Gallus Hasler glaubt nicht, dass die 75 Richter, 200 Gerichtsschreiber und all die anderen Angestellten des Bundesverwaltungsgerichts den Druck auf den Immobilienmarkt verschärft haben. «Gerade die Richter selber wohnen eher ausserhalb der Stadt oder haben hier vorderhand eine kleine Wohnung gemietet und sind nicht gleich mit ihren Familien nach St. Gallen gezogen.» Dass die 7300 an der Universität Studierenden in der Regel kein Wohneigentum suchen, versteht sich. Aber die 2400 Angestellten der Universität, darunter 80 Professoren und 200 Dozenten und Lehrbeauftragte? Wo finden sie eine Wohnung? Viele in der Umgebung – oder sie pendeln. Über 35 000 kommen mit Zug und Auto nach St. Gallen zur Arbeit oder studieren da, knapp 10 000 wohnen in der Stadt und pendeln weg.

Nachlassender Preisdruck

Trotz der Preissteigerung sind Wohnungen deutlich günstiger als in den anderen drei Städten, die BILANZ im vierten Teil des Immobilienkompasses zeigt. In Aarau und Baden kostet der Quadratmeter mehr als 7000 Franken, in Winterthur 8500, in St. Gallen aber 6600 Franken. «Dies liegt unter anderem daran, dass St. Gallen als Pendlerstadt eine untergeordnete Rolle spielt», sagt Robert Weinert von Wüest & Partner. In St. Gallen wohnen, in Zürich arbeiten, das ist mühsam, die Fahrt dauert zwischen eine Stunde und 70 Minuten.
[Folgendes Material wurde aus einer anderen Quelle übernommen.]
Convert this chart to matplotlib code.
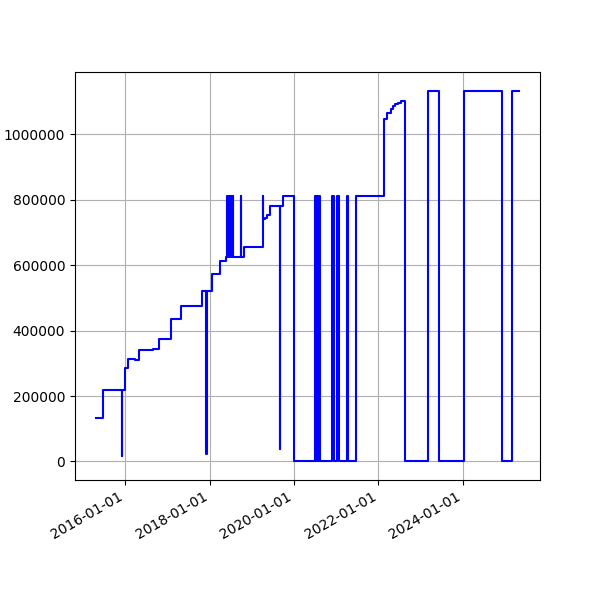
import pandas as pd
import matplotlib
matplotlib.use("Agg")
import matplotlib.pyplot as plt
import matplotlib.dates as mdates

# change points: the series takes each value from its date onwards
change_dates = [
    "2015-04-26", "2015-06-23", "2015-12-04", "2015-12-05", "2016-01-01",
    "2016-01-29", "2016-03-30", "2016-04-28", "2016-08-27", "2016-10-23",
    "2017-01-31", "2017-04-28", "2017-11-01", "2017-12-05", "2017-12-06",
    "2018-01-26", "2018-03-30", "2018-05-20",
    # dense flicker between 626000 and 811000
    "2018-05-29", "2018-05-31", "2018-06-01", "2018-06-03", "2018-06-04",
    "2018-06-06", "2018-06-07", "2018-06-09", "2018-06-10", "2018-06-12",
    "2018-06-13", "2018-06-15", "2018-06-16", "2018-06-18", "2018-06-19",
    "2018-06-21", "2018-06-22", "2018-06-24", "2018-06-25", "2018-06-27",
    "2018-06-28", "2018-06-30", "2018-07-01", "2018-07-03", "2018-07-04",
    "2018-07-06", "2018-07-07", "2018-07-09", "2018-07-10", "2018-07-12",
    "2018-07-13", "2018-07-15", "2018-07-16", "2018-07-18", "2018-07-19",
    "2018-07-21",
    "2018-09-27", "2018-09-29", "2018-10-25",
    "2019-04-08", "2019-04-10", "2019-04-25", "2019-05-10", "2019-06-10",
    "2019-09-01", "2019-09-02", "2019-09-28", "2020-01-04",
    # dense flicker between 0 and 811000
    "2020-06-29", "2020-07-01", "2020-07-02", "2020-07-04", "2020-07-05",
    "2020-07-07", "2020-07-08", "2020-07-10", "2020-07-11", "2020-07-13",
    "2020-07-14", "2020-07-16", "2020-07-17", "2020-07-19", "2020-07-20",
    "2020-07-22", "2020-07-23", "2020-07-25", "2020-07-26", "2020-07-28",
    "2020-07-29", "2020-07-31", "2020-08-01", "2020-08-03", "2020-08-04",
    "2020-08-06", "2020-08-07", "2020-08-10",
    "2020-11-28", "2020-12-10", "2021-01-12", "2021-01-26", "2021-04-02",
    "2021-04-16", "2021-06-23",
    "2022-02-22", "2022-03-19", "2022-04-20", "2022-05-05", "2022-05-25",
    "2022-06-20", "2022-07-15", "2022-08-19",
    "2023-03-09", "2023-06-11", "2024-01-09", "2024-12-02", "2025-02-26",
    "2025-04-30",
]
change_values = [
    133000, 218000, 17000, 218000, 287000,
    313000, 310000, 340000, 345000, 373000,
    436000, 474000, 522000, 24000, 522000,
    572000, 614000, 626000,
    811000, 626000, 811000, 626000, 811000,
    626000, 811000, 626000, 811000, 626000,
    811000, 626000, 811000, 626000, 811000,
    626000, 811000, 626000, 811000, 626000,
    811000, 626000, 811000, 626000, 811000,
    626000, 811000, 626000, 811000, 626000,
    811000, 626000, 811000, 626000, 811000,
    626000,
    811000, 626000, 657000,
    811000, 742000, 745000, 752000, 781000,
    39000, 781000, 811000, 0,
    811000, 0, 811000, 0, 811000,
    0, 811000, 0, 811000, 0,
    811000, 0, 811000, 0, 811000,
    0, 811000, 0, 811000, 0,
    811000, 0, 811000, 0, 811000,
    0, 811000, 0,
    811000, 0, 811000, 0, 811000,
    0, 811000,
    1047000, 1064000, 1077000, 1086000, 1092000,
    1097000, 1101000, 0,
    1134000, 0, 1134000, 0, 1134000,
    1134000,
]


def main():
    dates = pd.to_datetime(change_dates)

    fig, ax = plt.subplots(figsize=(6, 6), dpi=100)
    ax.plot(dates, change_values, color="blue", linewidth=1.5, drawstyle="steps-post")

    ax.xaxis.set_major_locator(mdates.YearLocator(2))
    ax.xaxis.set_major_formatter(mdates.DateFormatter("%Y-%m-%d"))
    ax.ticklabel_format(axis="y", style="plain")
    ax.grid(True)
    fig.autofmt_xdate()

    fig.savefig("out.png")
    plt.close(fig)


if __name__ == "__main__":
    main()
Überdies scheint sich die Situation auf dem Immobilienmarkt langsam zu entspannen. «Wegen der Bautätigkeit in den vergangenen Jahren ist das Angebot gewachsen», sagt Weinert. In der neuen Überbauung Engelwiese zum Beispiel kostet eine Wohnung mit fünfeinhalb Zimmern auf 155 Quadratmetern 790 000 Franken. In bevorzugten Lagen sind die Preise allerdings deutlich höher. An der Oberen Felsenstrasse am Rosenberg kostet eine Wohnung mit fünfeinhalb Zimmern 1,28 Millionen Franken. Aber der Rosenberg war schon immer etwas teuer, während am Freudenberg eher die Textilarbeiter wohnten.